Wiodący udział w tych badaniach ma stale powiększający się zespół współpracowników naukowych z Quantitative Biosciences Institute (QBI) z Uniwersytetu Kalifornijskiego School of Pharmacy w San Francisco w USA, w koalicji z grupami badawczymi: Icahn School of Medicine w Mount Sinai w Nowym Jorku, Institut Pasteur w Paryżu, Uniwersytet we Freiburgu w Niemczech oraz European Molecular Biology Laboratory w Cambridge w Anglii. Uczeni pracując, dosłownie, nieustannie próbują dowiedzieć się, w jaki sposób ten konkretnie wirus atakuje komórki ludzkie, chcąc zastosować podejście blokady "zamków" gospodarza, poprzez zrozumienie jego działania w komórkach płucnych człowieka. W tym celu zbudowali innowacyjny system "połowów molekularnych" szybkiego generowania wskazówek dotyczących "słabych stron" koronawirusa i wykorzystywania ich do przeszukiwania rozległych baz danych leków w poszukiwaniu istniejących już na rynku farmaceutyków, które mogą zatrzymać SARS-CoV-2.

Koronawirus - raporty sanepidu



Wśród leków zwalczających SARS-CoV-2 zidentyfikowano leki przeciwnowotworowe.
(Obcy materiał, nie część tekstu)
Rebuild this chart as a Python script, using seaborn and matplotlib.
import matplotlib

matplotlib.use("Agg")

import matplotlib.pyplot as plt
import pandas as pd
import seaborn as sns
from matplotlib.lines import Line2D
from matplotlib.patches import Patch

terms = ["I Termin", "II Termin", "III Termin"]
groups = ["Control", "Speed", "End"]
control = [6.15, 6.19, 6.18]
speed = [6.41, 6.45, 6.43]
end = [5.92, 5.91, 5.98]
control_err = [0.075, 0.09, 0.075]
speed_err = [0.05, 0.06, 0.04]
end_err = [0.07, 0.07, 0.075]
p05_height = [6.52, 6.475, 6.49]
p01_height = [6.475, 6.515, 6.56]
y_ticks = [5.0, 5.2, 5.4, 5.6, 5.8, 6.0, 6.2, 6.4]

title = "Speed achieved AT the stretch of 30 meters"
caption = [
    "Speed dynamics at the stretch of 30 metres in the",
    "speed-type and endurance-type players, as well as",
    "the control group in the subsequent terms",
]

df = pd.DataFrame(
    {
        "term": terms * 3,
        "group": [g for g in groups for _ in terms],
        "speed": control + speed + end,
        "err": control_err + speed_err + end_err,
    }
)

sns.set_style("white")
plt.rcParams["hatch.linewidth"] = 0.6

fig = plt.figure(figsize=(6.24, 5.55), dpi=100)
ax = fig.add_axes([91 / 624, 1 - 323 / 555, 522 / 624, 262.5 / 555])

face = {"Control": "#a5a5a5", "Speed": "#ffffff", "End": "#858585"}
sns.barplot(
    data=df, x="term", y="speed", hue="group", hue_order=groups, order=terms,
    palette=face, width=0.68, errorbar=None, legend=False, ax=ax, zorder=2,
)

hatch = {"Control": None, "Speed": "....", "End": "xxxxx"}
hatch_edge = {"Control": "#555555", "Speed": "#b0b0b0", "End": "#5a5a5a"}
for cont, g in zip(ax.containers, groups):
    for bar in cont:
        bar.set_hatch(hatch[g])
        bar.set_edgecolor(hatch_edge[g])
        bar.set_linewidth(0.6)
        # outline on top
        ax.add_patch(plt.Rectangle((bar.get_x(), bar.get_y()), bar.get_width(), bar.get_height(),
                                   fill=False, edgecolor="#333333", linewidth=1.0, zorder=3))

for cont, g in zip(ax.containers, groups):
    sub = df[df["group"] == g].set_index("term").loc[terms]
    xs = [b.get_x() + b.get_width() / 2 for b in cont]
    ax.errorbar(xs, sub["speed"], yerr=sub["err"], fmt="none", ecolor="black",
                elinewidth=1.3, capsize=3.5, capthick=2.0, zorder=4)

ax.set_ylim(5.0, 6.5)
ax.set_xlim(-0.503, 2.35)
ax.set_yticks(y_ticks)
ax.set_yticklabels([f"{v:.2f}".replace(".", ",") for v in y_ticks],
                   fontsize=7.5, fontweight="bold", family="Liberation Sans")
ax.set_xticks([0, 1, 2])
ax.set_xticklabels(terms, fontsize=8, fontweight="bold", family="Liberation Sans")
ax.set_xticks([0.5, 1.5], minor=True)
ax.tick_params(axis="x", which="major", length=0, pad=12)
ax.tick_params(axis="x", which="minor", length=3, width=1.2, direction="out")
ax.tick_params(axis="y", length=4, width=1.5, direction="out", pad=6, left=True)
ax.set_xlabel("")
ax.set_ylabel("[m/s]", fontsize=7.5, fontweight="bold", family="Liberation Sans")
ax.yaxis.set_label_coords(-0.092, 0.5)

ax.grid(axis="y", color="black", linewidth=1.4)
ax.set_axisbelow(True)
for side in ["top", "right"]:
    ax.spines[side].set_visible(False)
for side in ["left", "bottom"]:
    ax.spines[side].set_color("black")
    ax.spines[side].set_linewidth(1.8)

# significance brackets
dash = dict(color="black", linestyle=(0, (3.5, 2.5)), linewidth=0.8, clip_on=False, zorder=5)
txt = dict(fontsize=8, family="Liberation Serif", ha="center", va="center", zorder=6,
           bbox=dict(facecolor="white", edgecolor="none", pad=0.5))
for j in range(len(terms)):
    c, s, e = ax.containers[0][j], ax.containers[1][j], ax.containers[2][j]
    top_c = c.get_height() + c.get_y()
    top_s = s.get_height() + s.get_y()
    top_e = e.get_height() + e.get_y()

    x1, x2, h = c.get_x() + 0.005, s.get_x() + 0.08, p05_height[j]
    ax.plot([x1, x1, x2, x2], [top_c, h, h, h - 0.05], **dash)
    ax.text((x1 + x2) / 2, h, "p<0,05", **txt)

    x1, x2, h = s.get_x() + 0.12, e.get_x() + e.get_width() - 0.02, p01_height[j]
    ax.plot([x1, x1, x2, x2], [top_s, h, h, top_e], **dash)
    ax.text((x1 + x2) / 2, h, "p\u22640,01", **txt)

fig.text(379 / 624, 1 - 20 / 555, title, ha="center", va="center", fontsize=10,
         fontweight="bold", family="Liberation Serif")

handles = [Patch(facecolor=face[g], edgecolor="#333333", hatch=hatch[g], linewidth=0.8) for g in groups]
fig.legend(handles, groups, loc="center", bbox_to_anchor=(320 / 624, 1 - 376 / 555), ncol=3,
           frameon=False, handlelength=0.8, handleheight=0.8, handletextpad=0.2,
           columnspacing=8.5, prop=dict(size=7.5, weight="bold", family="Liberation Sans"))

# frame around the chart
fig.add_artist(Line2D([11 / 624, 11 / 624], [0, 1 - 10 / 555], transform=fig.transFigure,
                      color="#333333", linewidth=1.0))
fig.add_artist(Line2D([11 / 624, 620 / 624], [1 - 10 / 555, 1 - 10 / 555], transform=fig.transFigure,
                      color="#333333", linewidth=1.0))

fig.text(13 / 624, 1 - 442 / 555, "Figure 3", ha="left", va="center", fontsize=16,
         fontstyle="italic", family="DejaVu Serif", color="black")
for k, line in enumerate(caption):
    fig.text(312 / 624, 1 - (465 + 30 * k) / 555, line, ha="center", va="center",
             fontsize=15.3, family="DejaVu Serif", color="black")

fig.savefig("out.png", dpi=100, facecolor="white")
Wśród leków zwalczających SARS-CoV-2 zidentyfikowano leki przeciwnowotworowe.

Mapa koronawirusa



Rdzeniem projektu i prac badaczy było stworzenie mapy funkcjonowania wirusa. Najpierw stworzyli wstępną mapę "białko-białko", czyli kompleksowy obraz tego, jak koronawirus przejmuje kontrolę nad ludzkimi komórkami, łącząc własne białka z ludzkimi białkami. Mapa ta pokazuje wszystkie białka patogenu i wszystkie białka występujące w ludzkim ciele, z którymi te białka wirusowe mogą wchodzić w interakcje. Wirusy nie mogą same przetrwać, do rozmnażania wymagają bowiem ludzkich komórek gospodarza.
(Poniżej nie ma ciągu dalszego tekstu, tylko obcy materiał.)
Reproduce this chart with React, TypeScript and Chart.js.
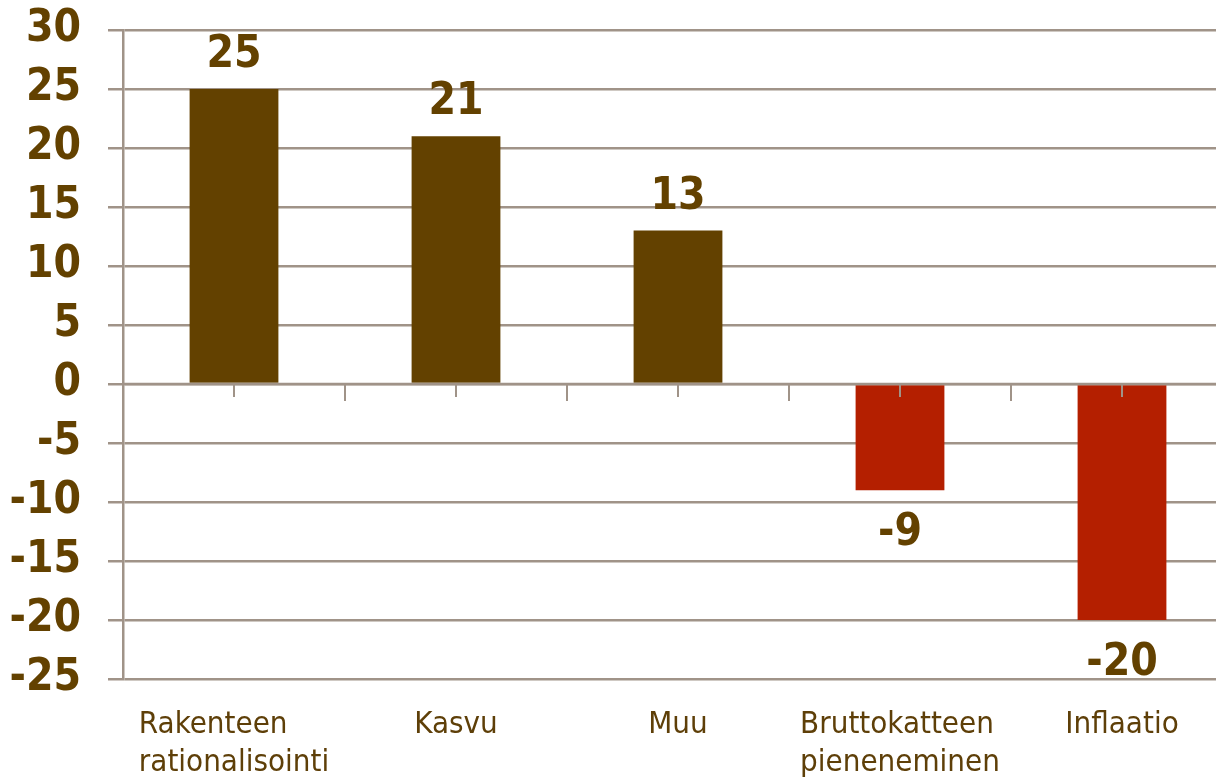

Mapa ujawniła 332 różne interakcje "białko-białko" - bogactwo informacji na temat zabezpieczeń koronawirusa dla jego efektywnej propagacji w ciele człowieka. Następnie mapę tę wykorzystano do zidentyfikowania już istniejących leków i związków, które to zabijają koronawirusa w testach laboratoryjnych i mogą potencjalnie leczyć COVID-19. Wyniki prac opublikowano w kwietniu br. w czasopiśmie Nature2. Bardzo dobra wiadomość jest taka, że dzięki "połowom molekularnym" zespół QBI znalazł około 50 leków zatwierdzonych przez Amerykańską Administrację ds. Żywności i Leków (FDA), identyfikując mechanizmy wpływu tych leków na zakażenie SARS-CoV-2. Po analizie wyników setek eksperymentów udało się stwierdzić, iż niektóre leki faktycznie zwalczają koronawirusa, podczas gdy inne zwiększają niestety podatność komórek na infekcje.
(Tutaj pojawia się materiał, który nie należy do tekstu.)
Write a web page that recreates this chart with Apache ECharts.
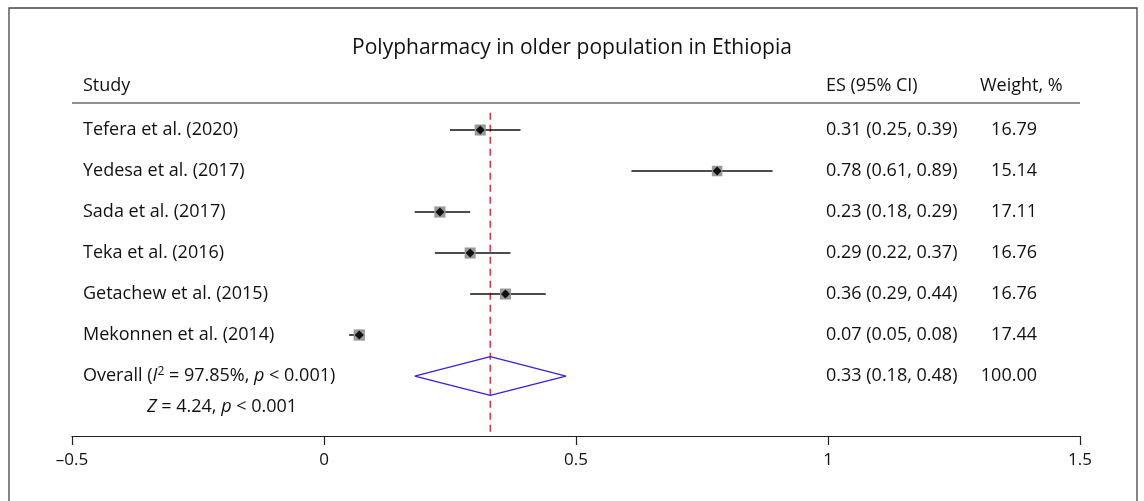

Co ciekawe, wśród tych zwalczających SARS-CoV-2 zidentyfikowano leki przeciwnowotworowe, które działają na zasadzie zatrzymania namnażania się komórek nowotworowych. Zastanawiano się wówczas, co może mieć wspólnego nowotwór z koronawirusem? Cóż, wirusy i rak mają ze sobą więcej wspólnego, niż mogłoby się wydawać. Nowotwór jest zasadniczo nieprawidłowym działaniem maszynerii komórkowej w ciele człowieka, która powoduje niekontrolowany wzrost komórek ludzkich. Wirusy również zmieniają funkcję maszynerii komórkowej gospodarza, ale zamiast wywoływać wzrost komórek u człowieka, maszyneria w tym wypadku jest przystosowana do produkcji większej liczby wirusów. Jak się okazało, koronawirus i nowotwór przejmując te same części ludzkich komórek, aby się rozprzestrzeniać, zmieniają funkcję białek komórkowych o nazwie kinazy, stanowiących przełączniki komórkowe zaangażowane w większość procesów biologicznych oraz kontrolowanych przez nie białek organizmu ludzkiego. W ten sposób zidentyfikowanie leków przeciwnowotworowych, które blokują funkcję kinaz przejmowanych przez SARS-CoV-2, okazało się kluczowe.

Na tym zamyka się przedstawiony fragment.